Republicans consistently make two claims about the minimum wage that are easily disproven:

  1. Increasing the minimum wage increases unemployment, and hurts job creation.
  2. Most minimum wage workers are teens who are working their first job.

Looking at information from the federal Bureau of Labor Statistics, the claim that increasing the minimum wage increases unemployment is questionable, at best. It would stand to reason that, if a higher minimum wage leads directly to higher unemployment, each minimum wage hike should be accompanied by an almost immediate, albeit small, spike in unemployment. Employers would immediately seek to reduce labor costs, likely starting with the workers who were suddenly costing them more. Those would be the workers who were at minimum wage.

Historical data shows that, from 1950 to 2009, unemployment remained steady or declined in each period immediately following a minimum wage increase, save those enacted between 1970 and 1975. During that time period, the country was dealing with an energy crisis, and a recession, both of which certainly affected employment numbers.

A February 2014 report by the non-partisan Congressional Budget Office offered some figures that were widely touted by Republicans.
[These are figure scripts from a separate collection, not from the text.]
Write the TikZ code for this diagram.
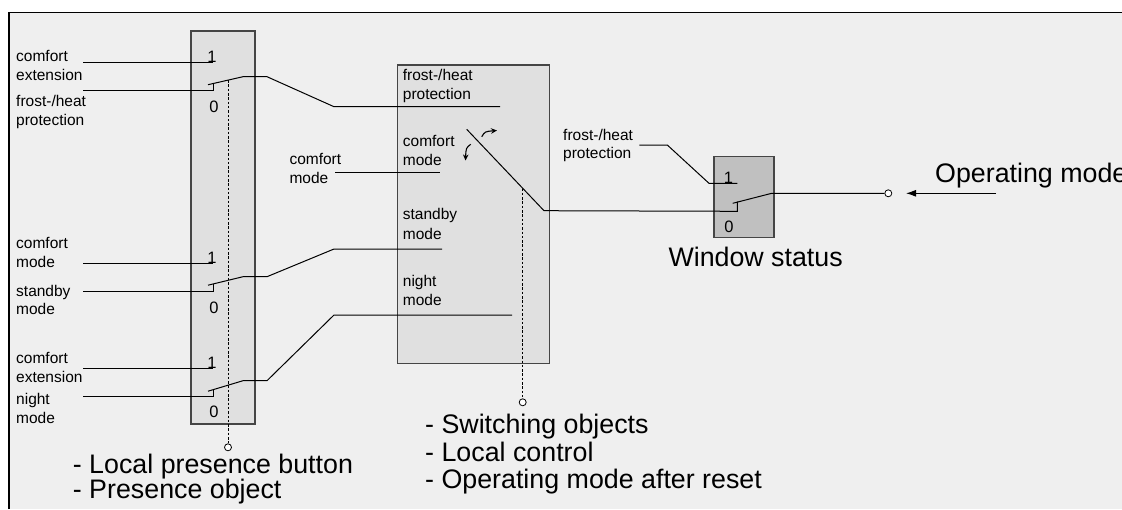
\documentclass[tikz,border=0pt]{standalone}
\usepackage{fontspec}
\setmainfont{Liberation Sans}
\usetikzlibrary{arrows.meta}
\definecolor{bg}{HTML}{EFEFEF}
\definecolor{boxfill}{HTML}{E0E0E0}
\definecolor{darkfill}{HTML}{C0C0C0}
\definecolor{edge}{HTML}{454545}
\begin{document}
\begin{tikzpicture}[x=1pt,y=-1pt,
  sm/.style={inner sep=0,anchor=base west,font=\fontsize{15.5}{18.6}\selectfont},
  big/.style={inner sep=0,anchor=base west,font=\fontsize{26.8}{30}\selectfont},
  dig/.style={inner sep=0,anchor=base,font=\fontsize{16.5}{19}\selectfont},
  wire/.style={line width=1pt,line join=miter},
  panel/.style={draw=edge,line width=1.2pt,fill=boxfill,inner sep=0,outer sep=0},
  term/.style={circle,draw,fill=white,inner sep=0,minimum size=7pt,line width=0.8pt},
  ctrl/.style={line width=0.9pt,dash pattern=on 2.5pt off 1.8pt}]
\useasboundingbox (0,0) rectangle (1122,509);
\fill[white] (0,0) rectangle (1122,509);
\fill[bg] (9,12.7) rectangle (1122,509);
\draw[line width=1.3pt] (9,509) -- (9,12.7) -- (1122,12.7);

% panels
\node[panel,minimum width=64pt,minimum height=393pt] (pbox) at (223,227.5) {};
\node[panel,minimum width=152pt,minimum height=298.3pt] (mbox) at (473.3,214.2) {};
\node[panel,fill=darkfill,minimum width=60pt,minimum height=80.6pt] (wbox) at (744,197) {};

% left labels
\node[sm] (l1a) at (16,61.5) {comfort};
\node[sm] (l1b) at (16,80.5) {extension};
\node[sm] (l2a) at (16,106.5) {frost-/heat};
\node[sm] (l2b) at (16,125) {protection};
\node[sm] (l3a) at (16,248.5) {comfort};
\node[sm] (l3b) at (16,267.5) {mode};
\node[sm] (l4a) at (16,296) {standby};
\node[sm] (l4b) at (16,314.5) {mode};
\node[sm] (l5a) at (16,363.5) {comfort};
\node[sm] (l5b) at (16,382.5) {extension};
\node[sm] (l6a) at (16,404.5) {night};
\node[sm] (l6b) at (16,423.5) {mode};

% digits in left panel
\node[dig] (d1a) at (212,62.3) {1};
\node[dig] (d0a) at (214,112) {0};
\node[dig] (d1b) at (212,263.3) {1};
\node[dig] (d0b) at (214,313) {0};
\node[dig] (d1c) at (212,368.3) {1};
\node[dig] (d0c) at (214,417.5) {0};

% middle panel labels
\node[sm] (m1a) at (402.7,80.5) {frost-/heat};
\node[sm] (m1b) at (402.7,99) {protection};
\node[sm] (m2a) at (402.7,146.7) {comfort};
\node[sm] (m2b) at (402.7,165.7) {mode};
\node[sm] (m3a) at (402.7,219.5) {standby};
\node[sm] (m3b) at (402.7,239) {mode};
\node[sm] (m4a) at (402.7,286.5) {night};
\node[sm] (m4b) at (402.7,305.7) {mode};
\node[sm] (c1a) at (289.3,164.3) {comfort};
\node[sm] (c1b) at (289.3,183.3) {mode};

% right labels
\node[sm] (r1a) at (563,140) {frost-/heat};
\node[sm] (r1b) at (563,158.5) {protection};
\node[dig] (rd1) at (728.5,183.3) {1};
\node[dig] (rd0) at (729,232) {0};

% big labels
\node[big] (b1) at (72.7,473.3) {- Local presence button};
\node[big] (b2) at (72.7,498.3) {- Presence object};
\node[big] (b3) at (425,433.3) {- Switching objects};
\node[big] (b4) at (425,461.5) {- Local control};
\node[big] (b5) at (425,488.3) {- Operating mode after reset};
\node[big] (b6) at (668.3,266) {Window status};
\node[big] (b7) at (935,182.3) {Operating mode};

% terminals
\node[term] (tp) at (228,447.3) {};
\node[term] (tm) at (522.7,402.3) {};
\node[term] (tw) at (888.3,193.3) {};

% coordinates: left switch 1
\coordinate (s1i1) at (83,62.3);   \coordinate (s1p1) at (213.3,62.3);
\coordinate (s1i0) at (83,90.7);   \coordinate (s1c) at (213.3,90.7);
\coordinate (s1t) at (213.3,83.4); \coordinate (s1bs) at (208,84.7);
\coordinate (s1be) at (243,76.7);  \coordinate (s1k) at (267,76.7);
\coordinate (s1d) at (334,106.7);  \coordinate (m1e) at (500,106.7);
% left switch 2
\coordinate (s2i1) at (83,263.3);  \coordinate (s2p1) at (213.3,263.3);
\coordinate (s2i0) at (83,291);    \coordinate (s2c) at (213.3,291);
\coordinate (s2t) at (213.3,284);  \coordinate (s2bs) at (208,285.2);
\coordinate (s2be) at (243,276.7); \coordinate (s2k) at (267,276.7);
\coordinate (s2d) at (334,249);    \coordinate (m3e) at (442,249);
% left switch 3
\coordinate (s3i1) at (83,368.3);  \coordinate (s3p1) at (213.3,368.3);
\coordinate (s3i0) at (83,396.7);  \coordinate (s3c) at (213.3,396.7);
\coordinate (s3t) at (213.3,390);  \coordinate (s3bs) at (208,391.2);
\coordinate (s3be) at (243,380.7); \coordinate (s3k) at (267,380.7);
\coordinate (s3d) at (334,315);    \coordinate (m4e) at (512,315);
% middle
\coordinate (m2s) at (335,172.7);  \coordinate (m2e) at (440,172.7);
\coordinate (mbs) at (466.7,129.3); \coordinate (mbe) at (544,210.7);
\coordinate (wc) at (737.3,211.3); \coordinate (wt) at (737.3,201.7);
\coordinate (wbs) at (732.7,203.3); \coordinate (wbe) at (771.7,193.3);
\coordinate (r1s) at (639.3,145);  \coordinate (r1k) at (667.3,145);
\coordinate (r1d) at (709,183.3);  \coordinate (r1e) at (737.3,183.3);
\coordinate (pdash) at (228,80.1);
\coordinate (mdash) at (522.7,188.5);
\coordinate (opa) at (996,193.3);  \coordinate (opb) at (906,193.3);

% wires
\draw[wire] (s1i1) -- (s1p1);
\draw[wire] (s1i0) -- (s1c) -- (s1t);
\draw[wire] (s1bs) -- (s1be) -- (s1k) -- (s1d) -- (m1e);
\draw[wire] (s2i1) -- (s2p1);
\draw[wire] (s2i0) -- (s2c) -- (s2t);
\draw[wire] (s2bs) -- (s2be) -- (s2k) -- (s2d) -- (m3e);
\draw[wire] (s3i1) -- (s3p1);
\draw[wire] (s3i0) -- (s3c) -- (s3t);
\draw[wire] (s3bs) -- (s3be) -- (s3k) -- (s3d) -- (m4e);
\draw[wire] (m2s) -- (m2e);
\draw[wire] (mbs) -- (mbe) -- (wc) -- (wt);
\draw[wire] (wbs) -- (wbe) -- (tw.west);
\draw[wire] (r1s) -- (r1k) -- (r1d) -- (r1e);

% control lines
\draw[ctrl] (pdash) -- (tp.north);
\draw[ctrl] (mdash) -- (tm.north);

% rotation arrows
\draw[line width=1.1pt,-{Stealth[length=6pt,width=5.5pt]}] (481.7,136.7) .. controls (485,131.5) .. (497,130.5);
\draw[line width=1.1pt,-{Stealth[length=6pt,width=5.5pt]}] (470.7,144.3) .. controls (466,148) .. (465.5,160.5);

% operating mode arrow
\draw[line width=1pt,-{Latex[length=10pt,width=7pt]}] (opa) -- (opb);
\end{tikzpicture}
\end{document}
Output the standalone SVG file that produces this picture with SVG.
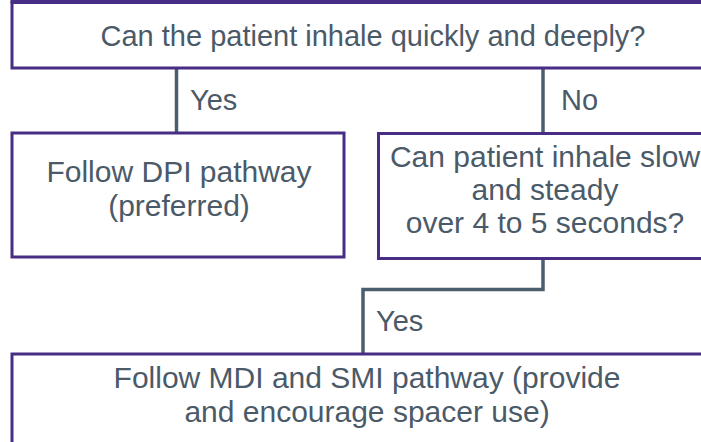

That report said that if the minimum wage was increased to $10.10 an hour, anywhere from 500,000 to 1 million jobs would be lost. If the wage was increased to $9.00 an hour, the range could be from a slight increase in jobs to a loss of 200,000 jobs. Republicans love to quote those numbers from the report, but what they don’t tell you is this: the report also says that anywhere from 7.6 to 16.5 million workers would see their pay increase. Depending on which raise was enacted (to $9.00 or $10.10), anywhere from 300,000 to 900,000 people would be lifted out of poverty.

The Republican claim about who works minimum wage jobs is also easily disproven. The BLS report, Characteristics of Minimum Wage Workers, 2013, shows that while only a small fraction of the American workforce earned minimum wage in 2013, nearly half of those whose pay was at or below minimum wage were at or above the age of 25. A related claim, that minimum wage workers are less educated than average is also false. The BLS report says that in 2013, 34.3 percent of minimum wage workers had attended college. 7.9 percent had bachelor’s degrees or higher.

What are Republicans to do, now that even Republican voters are starting to abandon the GOP position on increasing the minimum wage? It appears that they may be forced to modify their stance, or maintain it at their electoral peril. Some have already seen the light, or so they say. In Illinois, where a non-binding minimum wage increase was passed, Republican governor-elect Bruce Rauner told reporters that he voted in favor of the increase. Will the message to increase the minimum wage be carried by newly elected Republicans from the heartland to Washington? Only time will tell.